The Witten equation and its virtual fundamental cycle

TL;DR

This paper develops a virtual fundamental cycle for solutions to Witten's nonlinear elliptic PDEs associated with singularities, linking it to classical Picard-Lefschetz theory and Gromov-Witten axioms.

Contribution

It introduces a perturbation method, constructs a virtual cycle, and establishes its properties, extending the theory to the original Witten equations.

Findings

Constructed a virtual cycle for the moduli space of solutions.

Analyzed wall-crossing phenomena and matched with Picard-Lefschetz theory.

Proved the virtual cycle satisfies Gromov-Witten-like axioms.

Abstract

We study a system of nonlinear elliptic PDEs associated with a quasi-homogeneous polynomial.
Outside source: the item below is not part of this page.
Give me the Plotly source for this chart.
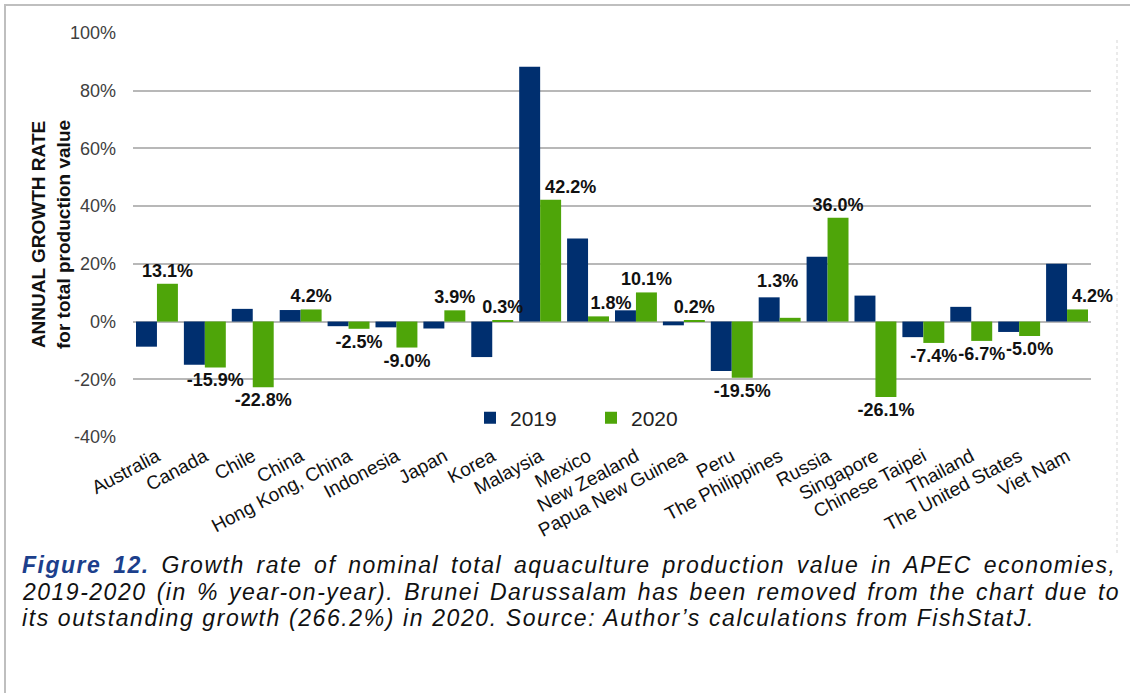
import plotly.graph_objects as go

economies = ["Australia", "Canada", "Chile", "China", "Hong Kong, China", "Indonesia",
             "Japan", "Korea", "Malaysia", "Mexico", "New Zealand", "Papua New Guinea",
             "Peru", "The Philippines", "Russia", "Singapore", "Chinese Taipei",
             "Thailand", "The United States", "Viet Nam"]
growth_2019 = [-8.7, -15.0, 4.4, 4.0, -1.6, -2.0, -2.4, -12.3, 88.3, 28.8, 3.9, -1.3,
               -17.1, 8.4, 22.5, 9.0, -5.4, 5.1, -3.6, 20.0]
growth_2020 = [13.1, -15.9, -22.8, 4.2, -2.5, -9.0, 3.9, 0.3, 42.2, 1.8, 10.1, 0.2,
               -19.5, 1.3, 36.0, -26.1, -7.4, -6.7, -5.0, 4.2]
y_ticks = [-40, -20, 0, 20, 40, 60, 80, 100]

FONT = "Arial, Liberation Sans, sans-serif"
NAVY = "#002F6F"
GREEN = "#4EA509"

L, R, T, B = 133, 39, 33, 256
W, H = 1130, 693
PW, PH = W - L - R, H - T - B

# label nudges (style only): (leading nbsp, trailing nbsp, extra line below)
label_nudge = {"Malaysia": (8, 0, False), "Mexico": (5, 0, False),
               "Viet Nam": (6, 0, False), "The Philippines": (0, 5, True)}


def px(x):
    return (x - L) / PW


def py(y):
    return (H - B - y) / PH


labels_2020 = []
for name, v in zip(economies, growth_2020):
    lead, trail, raise_ = label_nudge.get(name, (0, 0, False))
    s = "\u00a0" * lead + f"{v:.1f}%" + "\u00a0" * trail
    if raise_:
        s += "<br>\u00a0"
    labels_2020.append(s)

fig = go.Figure()
fig.add_trace(go.Bar(x=economies, y=growth_2019, name="2019",
                     marker=dict(color=NAVY, line=dict(width=0))))
fig.add_trace(go.Bar(x=economies, y=growth_2020, name="2020",
                     marker=dict(color=GREEN, line=dict(width=0)),
                     text=labels_2020, texttemplate="%{text}", textposition="outside",
                     textfont=dict(family=FONT, size=18, color="#111111", weight="bold"),
                     cliponaxis=False, constraintext="none"))

caption_lines = [
    "Growth rate of nominal total aquaculture production value in APEC economies,",
    "2019-2020 (in % year-on-year). Brunei Darussalam has been removed from the chart due to",
    "its outstanding growth (266.2%) in 2020. Source: Author\u2019s calculations from FishStatJ.",
]
word_spacing = [4.0, 2.3, 0.0]

annotations = [
    dict(text="<b>ANNUAL GROWTH RATE<br>for total production value</b>",
         xref="paper", yref="paper", x=px(51), y=0.5, textangle=-90,
         showarrow=False, font=dict(family=FONT, size=19, color="#111111"),
         xanchor="center", yanchor="middle"),
]
cap_y = [565, 592, 618]
for i, line in enumerate(caption_lines):
    style = f"letter-spacing:{1.5 if i < 2 else 1.6}px;word-spacing:{word_spacing[i]}px"
    prefix = "<span style='color:#1C3F8C'><b>Figure 12.</b></span> " if i == 0 else ""
    annotations.append(dict(
        text=f"<span style='{style}'>{prefix}{line}</span>",
        xref="paper", yref="paper", x=px(20), y=py(cap_y[i]),
        xanchor="left", yanchor="middle", showarrow=False, align="left",
        font=dict(family=FONT, size=23, color="#111111", style="italic")))

shapes = [
    dict(type="rect", xref="paper", yref="paper", x0=px(5), x1=px(1140), y0=py(5), y1=py(705),
         line=dict(color="#BFBFBF", width=2), fillcolor="rgba(0,0,0,0)", layer="below"),
    dict(type="line", xref="paper", yref="paper", x0=px(1117), x1=px(1117), y0=py(40), y1=py(555),
         line=dict(color="#D5D5D5", width=1, dash="dot")),
]

fig.update_layout(
    width=W, height=H,
    margin=dict(l=L, r=R, t=T, b=B, autoexpand=False),
    paper_bgcolor="white", plot_bgcolor="white",
    barmode="group", bargap=0.125, bargroupgap=0,
    font=dict(family=FONT, size=18, color="#333333"),
    showlegend=True,
    legend=dict(orientation="h", x=px(470), y=py(418), xanchor="left", yanchor="middle",
                font=dict(family=FONT, size=21, color="#222222"),
                bgcolor="rgba(0,0,0,0)", entrywidth=76, itemwidth=30,
                traceorder="normal"),
    annotations=annotations,
    shapes=shapes,
)
fig.update_yaxes(range=[-40, 100], tickvals=y_ticks,
                 ticktext=[f"{v}%" for v in y_ticks],
                 showgrid=True, gridcolor="#B8B8B8", gridwidth=1.5,
                 zeroline=True, zerolinecolor="#B8B8B8", zerolinewidth=1.5,
                 showline=False, ticks="", ticklabelstandoff=16,
                 tickfont=dict(family=FONT, size=18, color="#404040"))
fig.update_xaxes(tickangle=-28, showgrid=False, showline=False, ticks="",
                 ticklabelstandoff=4,
                 tickfont=dict(family=FONT, size=19, color="#111111"))

fig.write_html("out.html", config={"displayModeBar": False},
               post_script="document.body.style.margin='0px';")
These equations were proposed by Witten as the replacement for the Cauchy-Riemann equation in the singularity (Landau-Ginzburg) setting. We introduce a perturbation to the equation and construct a virtual cycle for the moduli space of its solutions. Then, we study the wall-crossing of the deformation of the virtual cycle under perturbation and match it to classical Picard-Lefschetz theory. An extended virtual cycle is obtained for the original equation. Finally, we prove that the extended virtual cycle satisfies a set of axioms similar to those of Gromov-Witten theory and r-spin theory.